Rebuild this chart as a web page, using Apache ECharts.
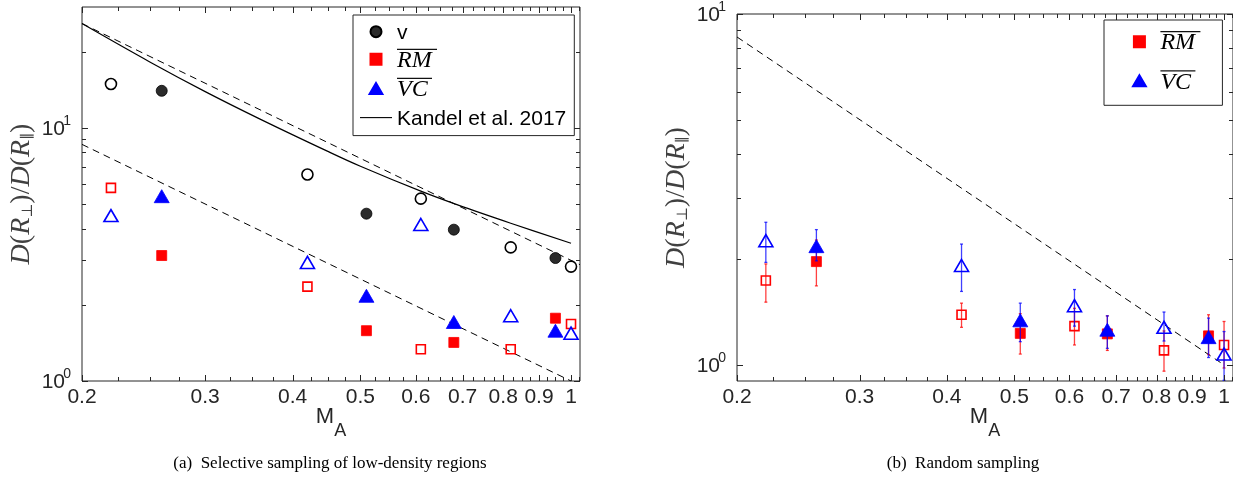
<!DOCTYPE html>
<html><head><meta charset="utf-8">
<script src="https://cdn.jsdelivr.net/npm/echarts@6/dist/echarts.min.js"></script>
<style>html,body{margin:0;padding:0;background:#fff}#c{width:1233px;height:484px}</style>
</head><body><div id="c"></div>
<script>
// ---------- ticks ----------
const xTickValues = [0.2, 0.3, 0.4, 0.5, 0.6, 0.7, 0.8, 0.9, 1];
const xTickLabels = ['0.2', '0.3', '0.4', '0.5', '0.6', '0.7', '0.8', '0.9', '1'];
const xMinorTicks = [0.225, 0.25, 0.275, 0.325, 0.35, 0.375, 0.425, 0.45, 0.475, 0.525, 0.55, 0.575,
  0.625, 0.65, 0.675, 0.725, 0.75, 0.775, 0.825, 0.85, 0.875, 0.925, 0.95, 0.975, 1.025];
const yTickValues = [1, 10];
const yTickExponents = ['0', '1'];
const yMinorTicksA = [2, 3, 4, 5, 6, 7, 8, 9, 20];
const yMinorTicksB = [2, 3, 4, 5, 6, 7, 8, 9];

// ---------- M_A positions ----------
const maOpen = [0.22, 0.42, 0.61, 0.82, 1.0];
const maFilled = [0.26, 0.51, 0.68, 0.95];

// ---------- (a) selective sampling ----------
const vOpenA = [14.9, 6.54, 5.25, 3.37, 2.83];
const vFilledA = [14.0, 4.58, 3.96, 3.06];
const rmOpenA = [5.79, 2.36, 1.335, 1.335, 1.68];
const rmFilledA = [3.13, 1.58, 1.42, 1.77];
const vcOpenA = [4.5, 2.94, 4.15, 1.81, 1.545];
const vcFilledA = [5.37, 2.17, 1.71, 1.58];
const kandelMA = [0.2, 0.25, 0.3, 0.36, 0.45, 0.5, 0.61, 0.69, 0.82, 1.0];
const kandelRatio = [25.8, 18.2, 13.9, 10.8, 8.05, 7.05, 5.62, 4.95, 4.2, 3.5];
const dashUpperMA = [0.2, 1.03];
const dashUpperRatio = [25.8, 2.88];
const dashLowerMA = [0.2, 1.0];
const dashLowerRatio = [8.6, 1.0];

// ---------- (b) random sampling ----------
const rmOpenB = [1.74, 1.39, 1.29, 1.10, 1.14];
const rmOpenLoB = [1.51, 1.28, 1.14, 0.96, 0.98];
const rmOpenHiB = [1.94, 1.50, 1.45, 1.25, 1.33];
const vcOpenB = [2.26, 1.92, 1.475, 1.28, 1.074];
const vcOpenLoB = [1.96, 1.62, 1.29, 1.17, 0.904];
const vcOpenHiB = [2.55, 2.21, 1.64, 1.415, 1.245];
const rmFilledB = [1.97, 1.23, 1.226, 1.21];
const rmFilledLoB = [1.68, 1.074, 1.10, 1.07];
const rmFilledHiB = [2.27, 1.40, 1.38, 1.39];
const vcFilledB = [2.18, 1.34, 1.26, 1.20];
const vcFilledLoB = [1.98, 1.165, 1.115, 1.05];
const vcFilledHiB = [2.43, 1.50, 1.38, 1.36];
const dashBMA = [0.2, 1.0];
const dashBRatio = [8.6, 1.0];

// ---------- build ----------
const X_RANGE = [0.2, 1.03];
const Y_RANGE = [[1, 30], [0.9, 10]];
const AX = '#262626';
const SANS = "'Liberation Sans', Arial, sans-serif";
const SERIF = "'Liberation Serif', 'Times New Roman', serif";

const zip = (a, b) => a.map((v, i) => [v, b[i]]);
const zip3 = (a, b, c) => a.map((v, i) => [v, b[i], c[i]]);
const px = v => Math.round(v) + 0.5;

function xTicks(gi, values, labels, len) {
  const yr = Y_RANGE[gi];
  return {
    type: 'custom', xAxisIndex: gi, yAxisIndex: gi, silent: true, z: 20,
    data: values.map(v => [v, yr[0]]), encode: { x: 0, y: 1 },
    renderItem: (params, api) => {
      const v = api.value(0);
      const b = api.coord([v, yr[0]]), t = api.coord([v, yr[1]]);
      const x = px(b[0]);
      const ch = [
        { type: 'line', shape: { x1: x, y1: b[1], x2: x, y2: b[1] - len }, style: { stroke: AX, lineWidth: 1 } },
        { type: 'line', shape: { x1: x, y1: t[1], x2: x, y2: t[1] + len }, style: { stroke: AX, lineWidth: 1 } }
      ];
      if (labels) ch.push({ type: 'text', x: b[0], y: b[1] + 16,
        style: { text: labels[params.dataIndex], fontSize: 21, fontFamily: SANS, fill: AX, align: 'center', verticalAlign: 'middle' } });
      return { type: 'group', children: ch };
    }
  };
}
function yTicks(gi, values, exps, len) {
  return {
    type: 'custom', xAxisIndex: gi, yAxisIndex: gi, silent: true, z: 20,
    data: values.map(v => [X_RANGE[0], v]), encode: { x: 0, y: 1 },
    renderItem: (params, api) => {
      const v = api.value(1);
      const l = api.coord([X_RANGE[0], v]), r = api.coord([X_RANGE[1], v]);
      const y = px(l[1]);
      const ch = [
        { type: 'line', shape: { x1: l[0], y1: y, x2: l[0] + len, y2: y }, style: { stroke: AX, lineWidth: 1 } },
        { type: 'line', shape: { x1: r[0], y1: y, x2: r[0] - len, y2: y }, style: { stroke: AX, lineWidth: 1 } }
      ];
      if (exps) {
        ch.push({ type: 'text', x: l[0] - 11, y: l[1] - 7,
          style: { text: exps[params.dataIndex], fontSize: 14, fontFamily: SANS, fill: AX, align: 'right', verticalAlign: 'middle' } });
        ch.push({ type: 'text', x: l[0] - 17, y: l[1] + 1,
          style: { text: '10', fontSize: 21, fontFamily: SANS, fill: AX, align: 'right', verticalAlign: 'middle' } });
      }
      return { type: 'group', children: ch };
    }
  };
}
function errBars(gi, xs, lo, hi, color, z) {
  return {
    type: 'custom', xAxisIndex: gi, yAxisIndex: gi, silent: true, z: z,
    data: zip3(xs, lo, hi), encode: { x: 0, y: [1, 2] },
    renderItem: (params, api) => {
      const x = api.value(0);
      const a = api.coord([x, api.value(1)]), b = api.coord([x, api.value(2)]);
      const st = { stroke: color, lineWidth: 1.3, opacity: 0.75 };
      return { type: 'group', children: [
        { type: 'line', shape: { x1: a[0], y1: a[1], x2: b[0], y2: b[1] }, style: st },
        { type: 'line', shape: { x1: a[0] - 1.5, y1: a[1], x2: a[0] + 1.5, y2: a[1] }, style: st },
        { type: 'line', shape: { x1: b[0] - 1.5, y1: b[1], x2: b[0] + 1.5, y2: b[1] }, style: st }
      ] };
    }
  };
}
function scatter(gi, name, data, symbol, size, fill, stroke, z) {
  return {
    type: 'scatter', name: name, xAxisIndex: gi, yAxisIndex: gi, data: data, z: z,
    symbol: symbol, symbolSize: size, silent: true,
    itemStyle: { color: fill, borderColor: stroke, borderWidth: fill === 'transparent' ? 1.6 : 0.8, opacity: 1 }
  };
}
function line(gi, name, data, dashed, w) {
  return {
    type: 'line', name: name, xAxisIndex: gi, yAxisIndex: gi, data: data, z: 3,
    showSymbol: false, symbol: 'none', smooth: dashed ? false : 0.35, silent: true,
    itemStyle: { color: '#000' },
    lineStyle: { color: '#000', width: w, type: dashed ? [7, 5] : 'solid' }
  };
}

const RED = '#ff0000', BLUE = '#0000ff';
const series = [
  // panel (a)
  line(0, 'dashU', zip(dashUpperMA, dashUpperRatio), true, 1),
  line(0, 'dashL', zip(dashLowerMA, dashLowerRatio), true, 1),
  line(0, 'Kandel et al. 2017', zip(kandelMA, kandelRatio), false, 1.2),
  scatter(0, 'vOpen', zip(maOpen, vOpenA), 'circle', 11, 'transparent', '#000', 5),
  scatter(0, 'v', zip(maFilled, vFilledA), 'circle', 11, '#2b2b2b', '#000', 5),
  scatter(0, 'rmOpen', zip(maOpen, rmOpenA), 'rect', 9, 'transparent', RED, 5),
  scatter(0, 'RM', zip(maFilled, rmFilledA), 'rect', 10, RED, RED, 5),
  scatter(0, 'vcOpen', zip(maOpen, vcOpenA), 'triangle', [14, 12], 'transparent', BLUE, 5),
  scatter(0, 'VC', zip(maFilled, vcFilledA), 'triangle', [15, 13], BLUE, BLUE, 5),
  // panel (b)
  line(1, 'dashB', zip(dashBMA, dashBRatio), true, 1),
  errBars(1, maOpen, rmOpenLoB, rmOpenHiB, RED, 4),
  errBars(1, maFilled, rmFilledLoB, rmFilledHiB, RED, 4),
  scatter(1, 'rmOpenB', zip(maOpen, rmOpenB), 'rect', 9, 'transparent', RED, 5),
  scatter(1, 'RM_b', zip(maFilled, rmFilledB), 'rect', 10, RED, RED, 5),
  errBars(1, maOpen, vcOpenLoB, vcOpenHiB, BLUE, 6),
  errBars(1, maFilled, vcFilledLoB, vcFilledHiB, BLUE, 6),
  scatter(1, 'vcOpenB', zip(maOpen, vcOpenB), 'triangle', [14, 12], 'transparent', BLUE, 7),
  scatter(1, 'VC_b', zip(maFilled, vcFilledB), 'triangle', [15, 13], BLUE, BLUE, 7),
  // ticks
  xTicks(0, xTickValues, xTickLabels, 6), xTicks(0, xMinorTicks, null, 4),
  yTicks(0, yTickValues, yTickExponents, 6), yTicks(0, yMinorTicksA, null, 4),
  xTicks(1, xTickValues, xTickLabels, 6), xTicks(1, xMinorTicks, null, 4),
  yTicks(1, yTickValues, yTickExponents, 6), yTicks(1, yMinorTicksB, null, 4)
];

const yName = '{i|D}{u|(}{i|R}{s|⊥}{u|)}{u|/}{i|D}{u|(}{i|R}{s|∥}{u|)}';
const yNameStyle = { color: '#404040', rich: {
  i: { fontFamily: SERIF, fontStyle: 'italic', fontSize: 28, color: '#404040' },
  u: { fontFamily: SERIF, fontSize: 28, color: '#404040' },
  s: { fontFamily: "'DejaVu Serif', serif", fontSize: 15, color: '#404040', verticalAlign: 'bottom', lineHeight: 25 }
} };
const xName = '{m|M}{s|A}';
const xNameStyle = { rich: {
  m: { fontFamily: SANS, fontSize: 22, color: AX, lineHeight: 34, verticalAlign: 'top' },
  s: { fontFamily: SANS, fontSize: 18, color: AX, lineHeight: 34, verticalAlign: 'bottom' }
} };

function xAxis(gi) {
  return { type: 'log', logBase: 10, gridIndex: gi, min: X_RANGE[0], max: X_RANGE[1],
    axisLine: { show: false }, axisTick: { show: false }, axisLabel: { show: false }, splitLine: { show: false },
    name: xName, nameLocation: 'middle', nameGap: 25, nameTextStyle: xNameStyle };
}
function yAxis(gi) {
  return { type: 'log', logBase: 10, gridIndex: gi, min: Y_RANGE[gi][0], max: Y_RANGE[gi][1],
    axisLine: { show: false }, axisTick: { show: false }, axisLabel: { show: false }, splitLine: { show: false },
    name: yName, nameLocation: 'middle', nameGap: 46, nameTextStyle: yNameStyle };
}

const legendRich = {
  ol: { width: 40, height: 1.3, lineHeight: 3, backgroundColor: '#111', fontSize: 1 },
  ol2: { width: 35, height: 1.3, lineHeight: 3, backgroundColor: '#111', fontSize: 1 },
  olx: { width: 10, height: 1.3, lineHeight: 3, fontSize: 1 },
  it: { fontFamily: SERIF, fontStyle: 'italic', fontSize: 24, lineHeight: 20, color: '#000', width: 40 },
  sf: { fontFamily: SANS, fontSize: 21, lineHeight: 20, color: '#000' }
};
const legendText = {
  'v': '{olx| }\n{sf|v}',
  'RM': '{ol| }\n{it|RM}',
  'VC': '{ol2| }\n{it|VC}',
  'Kandel et al. 2017': '{olx| }\n{sf|Kandel et al. 2017}',
  'RM_b': '{ol| }\n{it|RM}',
  'VC_b': '{ol2| }\n{it|VC}'
};
const ICON_SQUARE = 'path://M0,0L10,0L10,10L0,10Z';
const ICON_TRI = 'path://M7,0L14,12L0,12Z';
const ICON_LINE = 'path://M0,0L32,0L32,1.1L0,1.1Z';

const option = {
  animation: false,
  backgroundColor: '#fff',
  grid: [
    { left: 82, top: 7, width: 498, height: 374, show: true, borderColor: AX, borderWidth: 1, backgroundColor: 'transparent', containLabel: false },
    { left: 737, top: 14, width: 498, height: 367, show: true, borderColor: AX, borderWidth: 1, backgroundColor: 'transparent', containLabel: false }
  ],
  xAxis: [xAxis(0), xAxis(1)],
  yAxis: [yAxis(0), yAxis(1)],
  legend: [
    { data: [{ name: 'v', icon: 'circle' }, { name: 'RM', icon: ICON_SQUARE }, { name: 'VC', icon: ICON_TRI },
             { name: 'Kandel et al. 2017', icon: ICON_LINE }],
      orient: 'vertical', left: 353, top: 15, symbolKeepAspect: true,
      padding: [6, 8, 6, 7], itemGap: 5, itemWidth: 32, itemHeight: 11, selectedMode: false,
      borderColor: AX, borderWidth: 1, backgroundColor: '#fff', z: 30,
      formatter: n => legendText[n], textStyle: { rich: legendRich } },
    { data: [{ name: 'RM_b', icon: ICON_SQUARE }, { name: 'VC_b', icon: ICON_TRI }],
      orient: 'vertical', left: 1104, top: 20, symbolKeepAspect: true,
      padding: [11, 22, 11, 28], itemGap: 15, itemWidth: 32, itemHeight: 11, selectedMode: false,
      borderColor: AX, borderWidth: 1, backgroundColor: '#fff', z: 30,
      formatter: n => legendText[n], textStyle: { rich: legendRich } }
  ],
  graphic: [
    { type: 'text', x: 330, y: 455, style: { text: '(a)  Selective sampling of low-density regions', font: "17px 'Liberation Serif', serif", fill: '#000', align: 'center' } },
    { type: 'text', x: 963, y: 455, style: { text: '(b)  Random sampling', font: "17px 'Liberation Serif', serif", fill: '#000', align: 'center' } }
  ],
  series: series
};

const chart = echarts.init(document.getElementById('c'));
chart.setOption(option);
</script>
</body></html>
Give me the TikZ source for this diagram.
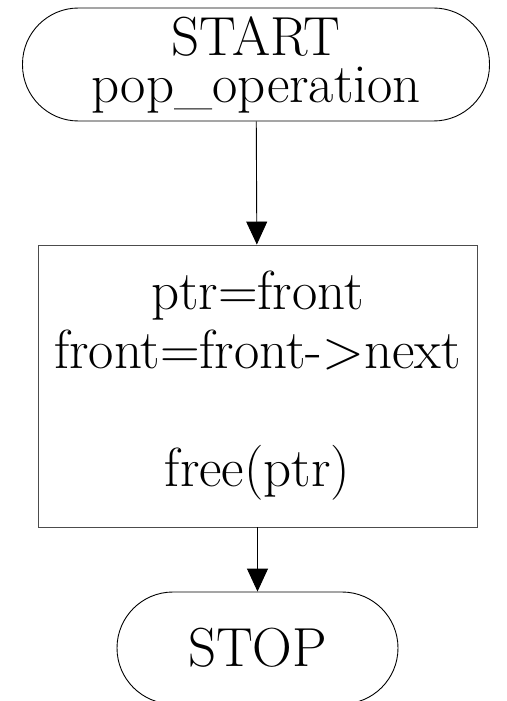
\documentclass[tikz,border=0pt]{standalone}
\usepackage{tikz}
\usetikzlibrary{arrows.meta}
\tikzstyle{Terminal}=[rectangle, rounded corners=56, inner sep=0, align=center, draw=black, font=\fontsize{55}{47}\selectfont]
\tikzstyle{Process}=[rectangle, minimum width=439, minimum height=282, inner sep=0, align=center, draw=black!70, font=\fontsize{55}{59}\selectfont]
\tikzstyle{Flow}=[-{Triangle[length=23, width=21]}, draw=black]

\begin{document}
\begin{tikzpicture}[x=1pt, y=-1pt, line width=0.9pt]
    \useasboundingbox (0,0) rectangle (506,701);
    \path
    (256,64.5) node[Terminal, minimum width=467, minimum height=113] (start) {START\\pop\_operation}
    (257.5,386) node[Process] (pop) {ptr=front\\front=front->next\\[59pt]free(ptr)}
    (257.5,648) node[Terminal, minimum width=281, minimum height=112] (stop) {STOP};

    \draw[Flow] (start) -- (pop);
    \draw[Flow] (pop) -- (stop);
\end{tikzpicture}
\end{document}
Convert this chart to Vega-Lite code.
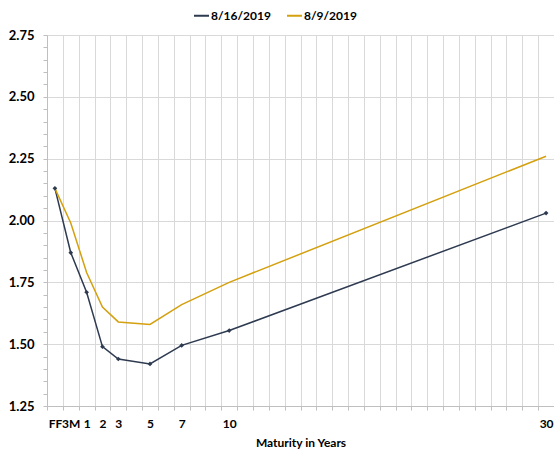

:::::

▸ Job
Please reproduce the listing exactly from its opening line through the line that contains "const maFilled = [0.26, 0.51, 0.68, 0.95];", both included, with all pictures omitted.

▸ Reply
Rebuild this chart as a web page, using Apache ECharts.
<!DOCTYPE html>
<html><head><meta charset="utf-8">
<script src="https://cdn.jsdelivr.net/npm/echarts@6/dist/echarts.min.js"></script>
<style>html,body{margin:0;padding:0;background:#fff}#c{width:1233px;height:484px}</style>
</head><body><div id="c"></div>
<script>
// ---------- ticks ----------
const xTickValues = [0.2, 0.3, 0.4, 0.5, 0.6, 0.7, 0.8, 0.9, 1];
const xTickLabels = ['0.2', '0.3', '0.4', '0.5', '0.6', '0.7', '0.8', '0.9', '1'];
const xMinorTicks = [0.225, 0.25, 0.275, 0.325, 0.35, 0.375, 0.425, 0.45, 0.475, 0.525, 0.55, 0.575,
  0.625, 0.65, 0.675, 0.725, 0.75, 0.775, 0.825, 0.85, 0.875, 0.925, 0.95, 0.975, 1.025];
const yTickValues = [1, 10];
const yTickExponents = ['0', '1'];
const yMinorTicksA = [2, 3, 4, 5, 6, 7, 8, 9, 20];
const yMinorTicksB = [2, 3, 4, 5, 6, 7, 8, 9];

// ---------- M_A positions ----------
const maOpen = [0.22, 0.42, 0.61, 0.82, 1.0];
const maFilled = [0.26, 0.51, 0.68, 0.95];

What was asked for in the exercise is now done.